'''

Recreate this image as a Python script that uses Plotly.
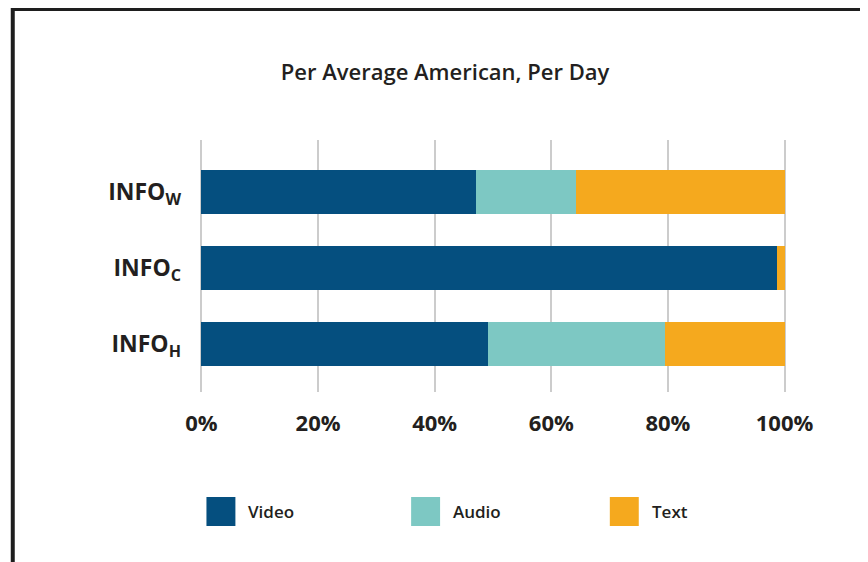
import plotly.graph_objects as go

categories = ["INFO<sub>H</sub>", "INFO<sub>C</sub>", "INFO<sub>W</sub>"]
series_names = ["Video", "Audio", "Text"]
video = [49.2, 98.7, 47.0]
audio = [30.3, 0.0, 17.2]
text = [20.5, 1.3, 35.8]
tick_vals = [0, 20, 40, 60, 80, 100]
tick_text = ["0%", "20%", "40%", "60%", "80%", "100%"]
colors = ["#054f7f", "#7dc8c3", "#f5a91e"]

OFF = 8  # page body margin
W, H = 868 - OFF, 562 - OFF
X0P, X100P, T, B = 201 - OFF, 785 - OFF, 140 - OFF, 392 - OFF
PAD = 0.25  # small range padding so edge gridlines are drawn
ppu = (X100P - X0P) / 100.0
L = X0P - PAD * ppu
R = X100P + PAD * ppu


def px(x):
    return (x - OFF - L) / (R - L)


def py(y):
    return (B - (y - OFF)) / (B - T)


FONT = "Open Sans"
fig = go.Figure()
for name, vals, col in zip(series_names, [video, audio, text], colors):
    fig.add_trace(go.Bar(
        y=categories, x=vals, name=name, orientation="h",
        marker=dict(color=col, line=dict(width=0)), width=0.58,
        showlegend=False, hoverinfo="x+name",
    ))

shapes = []
annotations = []
# border of image
shapes.append(dict(type="rect", xref="paper", yref="paper",
                   x0=px(12), x1=px(900), y0=py(9), y1=py(600),
                   line=dict(color="#1e1e1e", width=4), layer="above"))

# legend drawn with shapes and annotations
leg_x = [206, 411, 610]
for name, col, x0 in zip(series_names, colors, leg_x):
    shapes.append(dict(type="rect", xref="paper", yref="paper",
                       x0=px(x0), x1=px(x0 + 29), y0=py(497), y1=py(526),
                       fillcolor=col, line=dict(width=0)))
    annotations.append(dict(xref="paper", yref="paper", x=px(x0 + 40), y=py(511.5),
                            text=name, showarrow=False, xanchor="left", yanchor="middle",
                            font=dict(family=FONT, size=17, color="#231f20", weight=600)))

fig.update_layout(
    width=W, height=H,
    margin=dict(l=L, r=W - R, t=T, b=H - B),
    paper_bgcolor="white", plot_bgcolor="white",
    barmode="stack", bargap=0.42,
    title=dict(text="Per Average American, Per Day", x=px(445), xref="paper",
               xanchor="center", y=1 - (72 - OFF) / H, yanchor="middle",
               font=dict(family=FONT, size=22, color="#231f20", weight=600)),
    xaxis=dict(range=[-PAD, 100 + PAD], tickvals=tick_vals, ticktext=tick_text,
               showgrid=True, gridcolor="#cccccc", gridwidth=2, zeroline=False,
               showline=False, ticks="", ticklabelstandoff=16,
               tickfont=dict(family=FONT, size=22, color="#231f20", weight=700)),
    yaxis=dict(type="category", categoryorder="array", categoryarray=categories,
               range=[-0.63, 2.68], showgrid=False, zeroline=False, showline=False,
               ticks="", ticklabelstandoff=18,
               tickfont=dict(family=FONT, size=23, color="#231f20", weight=700)),
    shapes=shapes, annotations=annotations,
)

fig.write_html("out.html")
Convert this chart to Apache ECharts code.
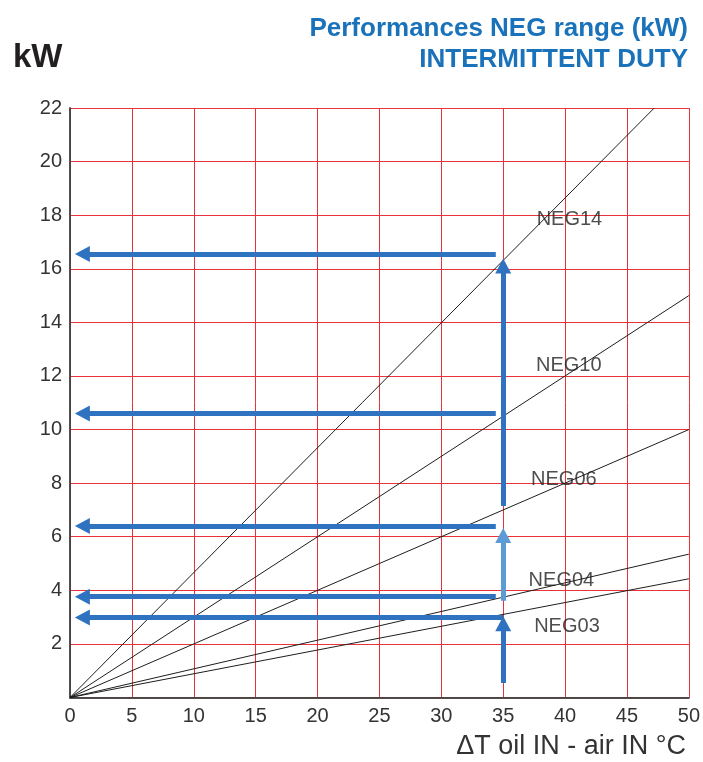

'''

Aim — Extract every line of the data exactly; pictures stay out.

Solution to the exercise —
Recreate this image as a Python script that uses Plotly.
import plotly.graph_objects as go

categories = ["INFO<sub>H</sub>", "INFO<sub>C</sub>", "INFO<sub>W</sub>"]
series_names = ["Video", "Audio", "Text"]
video = [49.2, 98.7, 47.0]
audio = [30.3, 0.0, 17.2]
text = [20.5, 1.3, 35.8]
tick_vals = [0, 20, 40, 60, 80, 100]
tick_text = ["0%", "20%", "40%", "60%", "80%", "100%"]
colors = ["#054f7f", "#7dc8c3", "#f5a91e"]

OFF = 8  # page body margin
W, H = 868 - OFF, 562 - OFF
X0P, X100P, T, B = 201 - OFF, 785 - OFF, 140 - OFF, 392 - OFF
PAD = 0.25  # small range padding so edge gridlines are drawn
ppu = (X100P - X0P) / 100.0
L = X0P - PAD * ppu
R = X100P + PAD * ppu


def px(x):
    return (x - OFF - L) / (R - L)


def py(y):
    return (B - (y - OFF)) / (B - T)


FONT = "Open Sans"
fig = go.Figure()
for name, vals, col in zip(series_names, [video, audio, text], colors):
    fig.add_trace(go.Bar(
        y=categories, x=vals, name=name, orientation="h",
        marker=dict(color=col, line=dict(width=0)), width=0.58,
        showlegend=False, hoverinfo="x+name",
    ))

shapes = []
annotations = []
# border of image
shapes.append(dict(type="rect", xref="paper", yref="paper",
                   x0=px(12), x1=px(900), y0=py(9), y1=py(600),
                   line=dict(color="#1e1e1e", width=4), layer="above"))

# legend drawn with shapes and annotations
leg_x = [206, 411, 610]
for name, col, x0 in zip(series_names, colors, leg_x):
    shapes.append(dict(type="rect", xref="paper", yref="paper",
                       x0=px(x0), x1=px(x0 + 29), y0=py(497), y1=py(526),
                       fillcolor=col, line=dict(width=0)))
    annotations.append(dict(xref="paper", yref="paper", x=px(x0 + 40), y=py(511.5),
                            text=name, showarrow=False, xanchor="left", yanchor="middle",
                            font=dict(family=FONT, size=17, color="#231f20", weight=600)))

fig.update_layout(
    width=W, height=H,
    margin=dict(l=L, r=W - R, t=T, b=H - B),
    paper_bgcolor="white", plot_bgcolor="white",
    barmode="stack", bargap=0.42,
    title=dict(text="Per Average American, Per Day", x=px(445), xref="paper",
               xanchor="center", y=1 - (72 - OFF) / H, yanchor="middle",
               font=dict(family=FONT, size=22, color="#231f20", weight=600)),
    xaxis=dict(range=[-PAD, 100 + PAD], tickvals=tick_vals, ticktext=tick_text,
               showgrid=True, gridcolor="#cccccc", gridwidth=2, zeroline=False,
               showline=False, ticks="", ticklabelstandoff=16,
               tickfont=dict(family=FONT, size=22, color="#231f20", weight=700)),
    yaxis=dict(type="category", categoryorder="array", categoryarray=categories,
               range=[-0.63, 2.68], showgrid=False, zeroline=False, showline=False,
               ticks="", ticklabelstandoff=18,
               tickfont=dict(family=FONT, size=23, color="#231f20", weight=700)),
    shapes=shapes, annotations=annotations,
)

fig.write_html("out.html")
Convert this chart to Apache ECharts code.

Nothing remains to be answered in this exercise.